Каждый переживает горе по-своему. Страдание – это субъективно! К примеру, мама утратила рассудок. Сидя на краю дивана, она вяло смотрела в одну точку, игнорируя любые попытки «достучаться» и, точно маятник, качалась из стороны в сторону. Ну, по крайней мере, у нее был дядь Вадик. И это – то единственное, чему я была рада! Мне хватало собственного безумства, чтобы разбираться ещё и с маминым.

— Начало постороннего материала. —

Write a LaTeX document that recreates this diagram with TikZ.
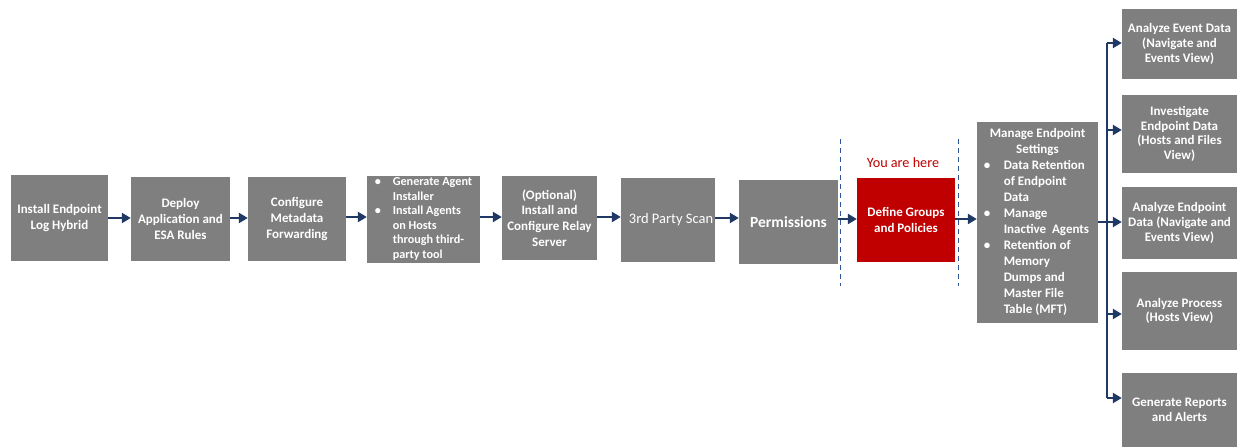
\documentclass[tikz,border=0pt]{standalone}
\usepackage{fontspec}
\setmainfont{Carlito}
\usetikzlibrary{arrows.meta}
\definecolor{boxgray}{HTML}{7F7F7F}
\definecolor{hotred}{HTML}{C00000}
\definecolor{navy}{HTML}{1F3864}
\definecolor{dashblue}{HTML}{2F5597}
\begin{document}
\begin{tikzpicture}[x=1pt,y=-1pt,
  stepbox/.style={fill=boxgray, text=white, inner sep=0pt, align=center,
    font=\bfseries\fontsize{13}{15.8}\selectfont},
  sidebox/.style={stepbox, minimum width=115pt, font=\bfseries\fontsize{13}{14.6}\selectfont},
  flow/.style={draw=navy, line width=2.2pt, -{Triangle[length=9pt,width=10pt]}},
  bus/.style={draw=navy, line width=2.2pt},
  marker/.style={draw=dashblue, line width=0.9pt, dash pattern=on 5pt off 4pt},
]
\useasboundingbox (0,0) rectangle (1237,447);

% main row
\node[stepbox, minimum width=97pt, minimum height=86pt] (b1) at (59.5,218) {Install Endpoint\\Log Hybrid};
\node[stepbox, minimum width=99pt, minimum height=84pt] (b2) at (180.5,219) {Deploy\\Application and\\ESA Rules};
\node[stepbox, minimum width=98pt, minimum height=84pt] (b3) at (297,219) {Configure\\Metadata\\Forwarding};
\node[stepbox, minimum width=113pt, minimum height=84pt, font=\bfseries\fontsize{12.2}{14.5}\selectfont] (b4) at (423.5,219)
  {\begin{tabular}{@{}p{18pt}@{}l@{}}
   \textbullet & Generate Agent\\
               & Installer\\
   \textbullet & Install Agents\\
               & on Hosts\\
               & through third-\\
               & party tool
   \end{tabular}};
\node[stepbox, minimum width=95pt, minimum height=84pt] (b5) at (549.5,218) {(Optional)\\Install and\\Configure Relay\\Server};
\node[stepbox, minimum width=94pt, minimum height=84pt, font=\fontsize{14.5}{16}\selectfont] (b6) at (668,220) {\hspace*{6pt}3rd Party Scan};
\node[stepbox, minimum width=99pt, minimum height=84pt, font=\bfseries\fontsize{15.5}{17}\selectfont] (b7) at (788.5,222) {Permissions};
\node[stepbox, fill=hotred, minimum width=98pt, minimum height=84pt] (b8) at (906,220) {Define Groups\\and Policies};
\node[text=hotred, font=\fontsize{14.2}{16}\selectfont, inner sep=0pt] (here) at (903,163) {You are here};

\node[stepbox, minimum width=121pt, minimum height=201pt, font=\bfseries\fontsize{13}{16}\selectfont] (b9) at (1037.5,222.5)
  {\begin{tabular}{@{}p{20pt}@{}l@{}}
   \multicolumn{2}{c}{Manage Endpoint}\\
   \multicolumn{2}{c}{Settings}\\
   \textbullet & Data Retention\\
               & of Endpoint\\
               & Data\\
   \textbullet & Manage\\
               & Inactive\ \ Agents\\
   \textbullet & Retention of\\
               & Memory\\
               & Dumps and\\
               & Master File\\
               & Table (MFT)
   \end{tabular}};

% right column
\node[sidebox, minimum height=70pt] (r1) at (1179.5,44) {Analyze Event Data\\(Navigate and\\Events View)};
\node[sidebox, minimum height=78pt] (r2) at (1179.5,134) {Investigate\\Endpoint Data\\(Hosts and Files\\View)};
\node[sidebox, minimum height=72pt] (r3) at (1179.5,223) {Analyze Endpoint\\Data (Navigate and\\Events View)};
\node[sidebox, minimum height=78pt] (r4) at (1179.5,311) {Analyze Process\\(Hosts View)};
\node[sidebox, minimum height=74pt] (r5) at (1179.5,410) {Generate Reports\\and Alerts};

% dashed markers
\draw[marker] (840,139) -- (840,286);
\draw[marker] (958,139) -- (958,286);

% connectors
\draw[flow] (b1.east |- 0,218) -- (b2.west |- 0,218);
\draw[flow] (b2.east |- 0,218) -- (b3.west |- 0,218);
\draw[flow] (b3.east |- 0,217) -- (b4.west |- 0,217);
\draw[flow] (b4.east |- 0,217) -- (b5.west |- 0,217);
\draw[flow] (b5.east |- 0,217) -- (b6.west |- 0,217);
\draw[flow] (b6.east |- 0,218) -- (b7.west |- 0,218);
\draw[flow] (b7.east |- 0,219) -- (b8.west |- 0,219);
\draw[flow] (b8.east |- 0,219) -- (b9.west |- 0,219);

\coordinate (bustop) at (1107,43);
\coordinate (busbot) at (1107,398);
\draw[bus] (b9.east |- 0,222) -- (bustop |- 0,222);
\draw[bus] (bustop) -- (busbot);
\draw[flow] (bustop) -- (r1.west |- bustop);
\draw[flow] (bustop |- 0,130) -- (r2.west |- 0,130);
\draw[flow] (bustop |- 0,222) -- (r3.west |- 0,222);
\draw[flow] (bustop |- 0,314) -- (r4.west |- 0,314);
\draw[flow] (busbot) -- (r5.west |- busbot);
\end{tikzpicture}
\end{document}
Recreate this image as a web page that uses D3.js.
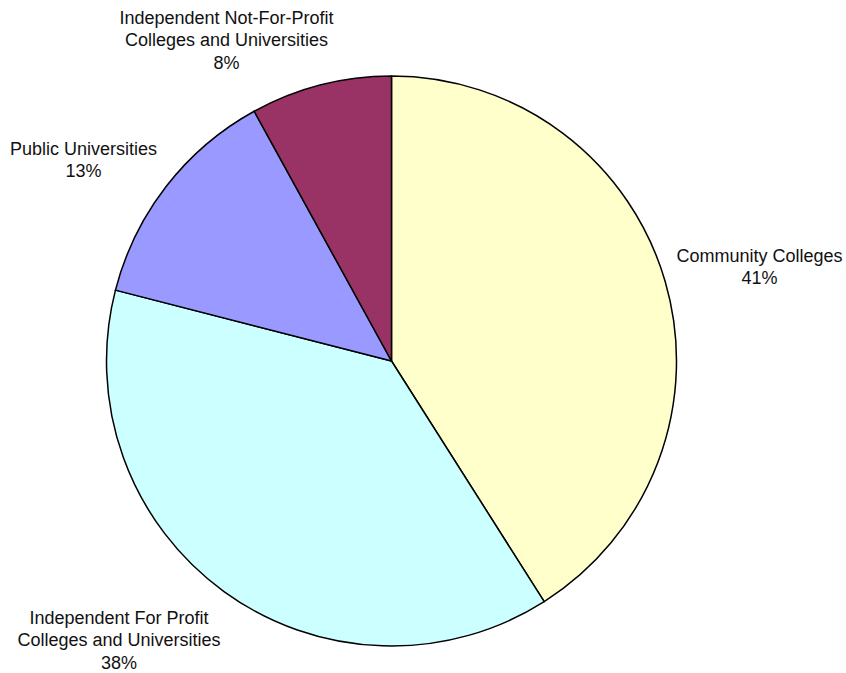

Слёзы, что обычно появлялись по первому зову, теперь куда-то исчезли. По натуре плакса, я могла разреветься, услышав грустную песню. «Меньше пописаешь», – говорила Машка, когда я, в сотый раз, взахлеб рыдала над печальным финалом «Титаника». Тем более странным было моё тогдашнее состояние! Меня словно заморозили. Не чувствуя ни боли, ни страха, я, точно привидение, передвигалась из комнаты в комнату, по дороге собирая соболезнования.
Наш дом заполонили какие-то люди, половину из которых я не знала. Но почти все они знали меня! Со стороны мое равнодушие объясняли действием седативных. В действительности же, я не принимала ничего. Вокруг царили боль и страдание, а я, стыдясь своего спокойствия, смотрела в окно. Где в деревянной кормушке воробьи дрались, пытаясь раздобыть кусочек получше…
Вообразить себе Машку, лежащую в гробу, я не могла бы даже в самых жутких фантазиях. А потому предпочитала думать, что там… пусто. Но гроб был закрытым вовсе не поэтому. Просто то, что осталось от моей сестры, не принято показывать публике. Симпатичный милиционер сказал, что ей не было больно. Все случилось быстро! Мгновенно. Всего лишь секунда, и груда металла сплющила закрытых внутри людей, прожевала, и выбросила наружу.